The first step is to make sure that you have the openssl-devel RPM installed, so that you can compile the M2Crypto Python module, with:

yum install openssl-devel

Next, install these Python modules with easy_install or pip:

argparse
avro
psutil (Must be the included version because they backported partition.opts from 0.5.1 as partition.options)
supervisor (Must be version 3.0a12)
CherryPy
Mako

Note: You might have problems installing supervisor as a binary egg, because supervisor.options is called, which doesn’t use proper package utilities to open the versions.txt file.

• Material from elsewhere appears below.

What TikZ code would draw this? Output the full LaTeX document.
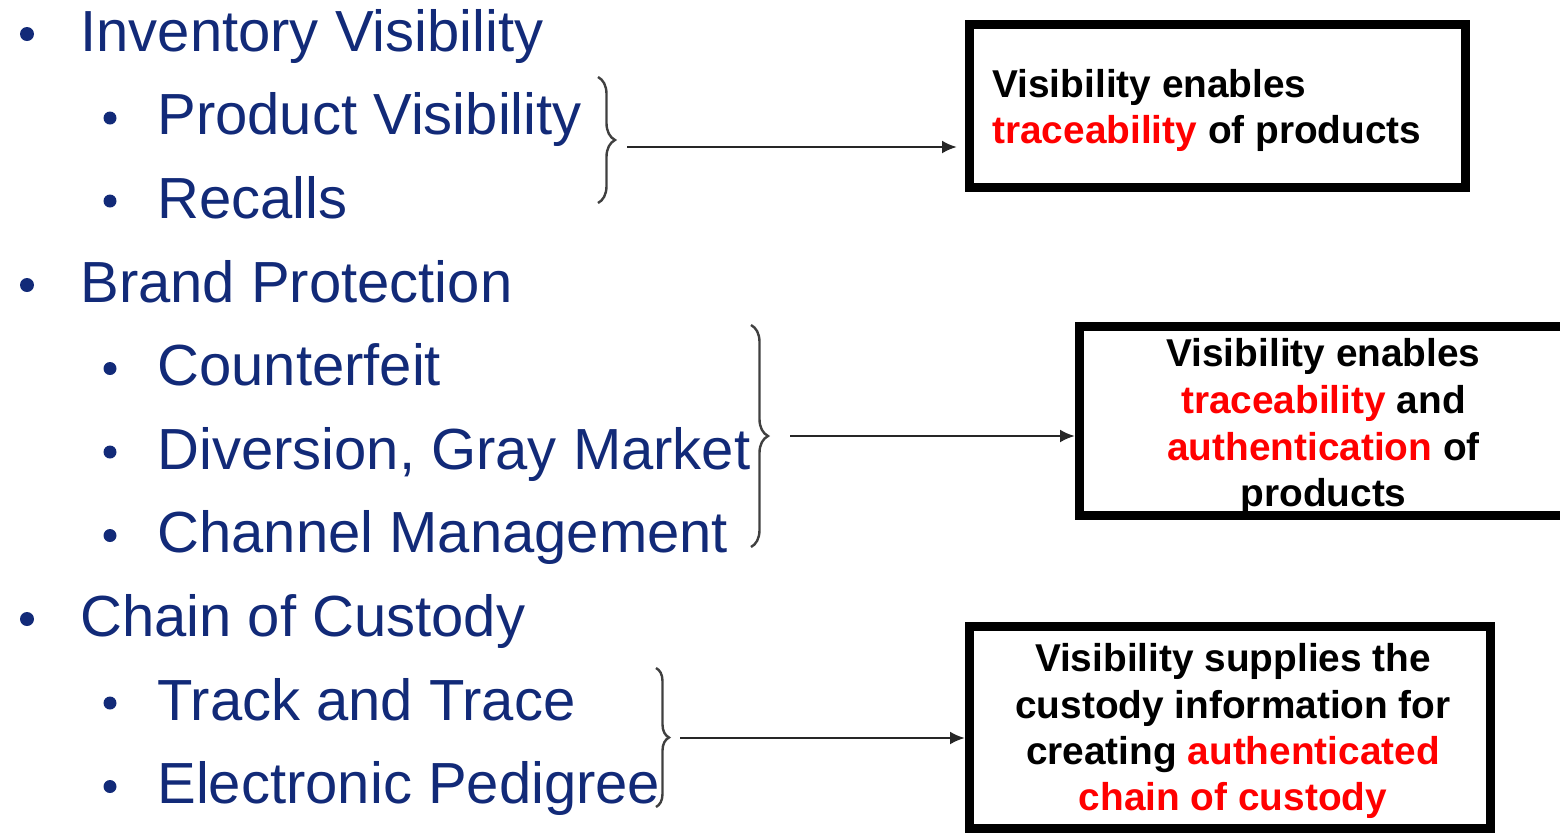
\documentclass[tikz,border=0pt]{standalone}
\usepackage{fontspec}
\setmainfont{Liberation Sans}
\usetikzlibrary{arrows.meta,decorations.pathreplacing}
\definecolor{listblue}{RGB}{18,42,120}
\definecolor{hired}{RGB}{255,0,0}
\begin{document}
\begin{tikzpicture}[x=0.5pt,y=-0.5pt,
  lvl/.style={font=\fontsize{29pt}{34pt}\selectfont, text=listblue, anchor=base west, inner sep=0pt},
  bulone/.style={circle, fill=listblue, inner sep=0pt, minimum size=7pt},
  bultwo/.style={circle, fill=listblue, inner sep=0pt, minimum size=6.5pt},
  box/.style={draw=black, line width=4.5pt, inner sep=0pt},
  boxtxt/.style={font=\bfseries\fontsize{19.4pt}{23pt}\selectfont, inner sep=0pt, anchor=base},
  brc/.style={decorate, decoration={brace, amplitude=#1}, draw=black!75, line width=1.2pt},
  conn/.style={-{Latex[length=7.5pt,width=6.5pt]}, draw=black!85, line width=1.3pt}]
\useasboundingbox (0,0) rectangle (1560,832);
\clip (0,0) rectangle (1560,832);

% list
\node[bulone] (d1) at (27,34) {};
\node[lvl] (i1) at (80,51) {Inventory Visibility};
\node[bultwo] (d2) at (110,118) {};
\node[lvl] (i2) at (157,134.5) {Product Visibility};
\node[bultwo] (d3) at (110,201) {};
\node[lvl] (i3) at (157,218) {Recalls};
\node[bulone] (d4) at (27,285) {};
\node[lvl] (i4) at (80,302) {Brand Protection};
\node[bultwo] (d5) at (110,368.5) {};
\node[lvl] (i5) at (157,385.5) {Counterfeit};
\node[bultwo] (d6) at (110,452) {};
\node[lvl] (i6) at (157,469) {Diversion, Gray Market};
\node[bultwo] (d7) at (110,535.5) {};
\node[lvl] (i7) at (157,552.5) {Channel Management};
\node[bulone] (d8) at (27,619) {};
\node[lvl] (i8) at (80,636) {Chain of Custody};
\node[bultwo] (d9) at (110,703) {};
\node[lvl] (i9) at (157,720) {Track and Trace};
\node[bultwo] (d10) at (110,786.5) {};
\node[lvl] (i10) at (157,803.5) {Electronic Pedigree};

% braces
\draw[brc=8.5pt] (598,77) -- (598,203);
\draw[brc=8.5pt] (751,325) -- (751,547);
\draw[brc=6.5pt] (656,668) -- (656,807);

% boxes
\node[box, minimum width=248pt, minimum height=81.5pt] (box1) at (1217.5,106) {};
\node[box, minimum width=244pt, minimum height=94.5pt] (box2) at (1323.5,421) {};
\node[box, minimum width=260.5pt, minimum height=101pt] (box3) at (1230,727.5) {};

% box texts
\node[boxtxt, anchor=base west] (t11) at (992,97) {Visibility enables};
\node[boxtxt, anchor=base west] (t12) at (992,143) {\textcolor{hired}{traceability} of products};

\node[boxtxt] (t21) at (1323.5,366) {Visibility enables};
\node[boxtxt] (t22) at (1323.5,413) {\textcolor{hired}{traceability} and};
\node[boxtxt] (t23) at (1323.5,460) {\textcolor{hired}{authentication} of};
\node[boxtxt] (t24) at (1323.5,506) {products};

\node[boxtxt] (t31) at (1233,671) {Visibility supplies the};
\node[boxtxt] (t32) at (1233,718) {custody information for};
\node[boxtxt] (t33) at (1233,764) {creating \textcolor{hired}{authenticated}};
\node[boxtxt] (t34) at (1233,810) {\textcolor{hired}{chain of custody}};

% connectors
\coordinate (s1) at (627,147);
\coordinate (s2) at (790,436);
\coordinate (s3) at (680,738);
\draw[conn, shorten >=4pt] (s1) -- (s1 -| box1.west);
\draw[conn] (s2) -- (s2 -| box2.west);
\draw[conn] (s3) -- (s3 -| box3.west);
\end{tikzpicture}
\end{document}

If you don’t know how to install a specific version in easy_install, you can do it like this:

easy_install psutil==0.4.1
easy_install supervisor==3.0a12

Next, you must install M2Crypto from source, because easy_install and pip won’t compile it correctly on RHEL/CentOS. When you download the source and untar it, you’ll find a script inside the tarball called fedora_setup.py, you’ll need to run that like this:

./fedora_setup.py build
./fedora_setup.py install

Next, you must make the ClusterStats modules available. The easiest way to do this is by adding a .pth file to your site-packages directory. I create a file at /usr/lib/python2.6/site-packages/scm-agent.pth that contains these lines:

/usr/lib64/cmf/agent/src/
/usr/lib64/cmf/agent/build/env/lib/python2.4/site-packages/ClusterStatsClient-v2.0.1_54_gadc386e-py2.4.egg
/usr/lib64/cmf/agent/build/env/lib/python2.4/site-packages/ClusterStatsCommonTest-0.1-py2.4.egg
/usr/lib64/cmf/agent/build/env/lib/python2.4/site-packages/ClusterStatsCommon-0.1-py2.4.egg
/usr/lib64/cmf/agent/build/env/lib/python2.4/site-packages/ClusterStatsLogStreaming-UNKNOWN-py2.4.egg

Finally, update the path to the python binary from:

/usr/lib64/cmf/agent/build/env/bin/python

to your own python:

/usr/local/bin/python

In the following three files:

/usr/sbin/cmf-agent
/usr/lib64/cmf/agent/build/env/bin/supervisord
/usr/lib64/cmf/agent/build/env/bin/supervisorctl

If you’re running Cloudera Manager already, you’ll need to restart Cloudera Manager on each node with:

service cloudera-scm-agent restart

The only thing left to do now is to restart the TaskTrackers on your nodes, using Cloudera Manager. Your MapReduce jobs will now be using your custom Python environment.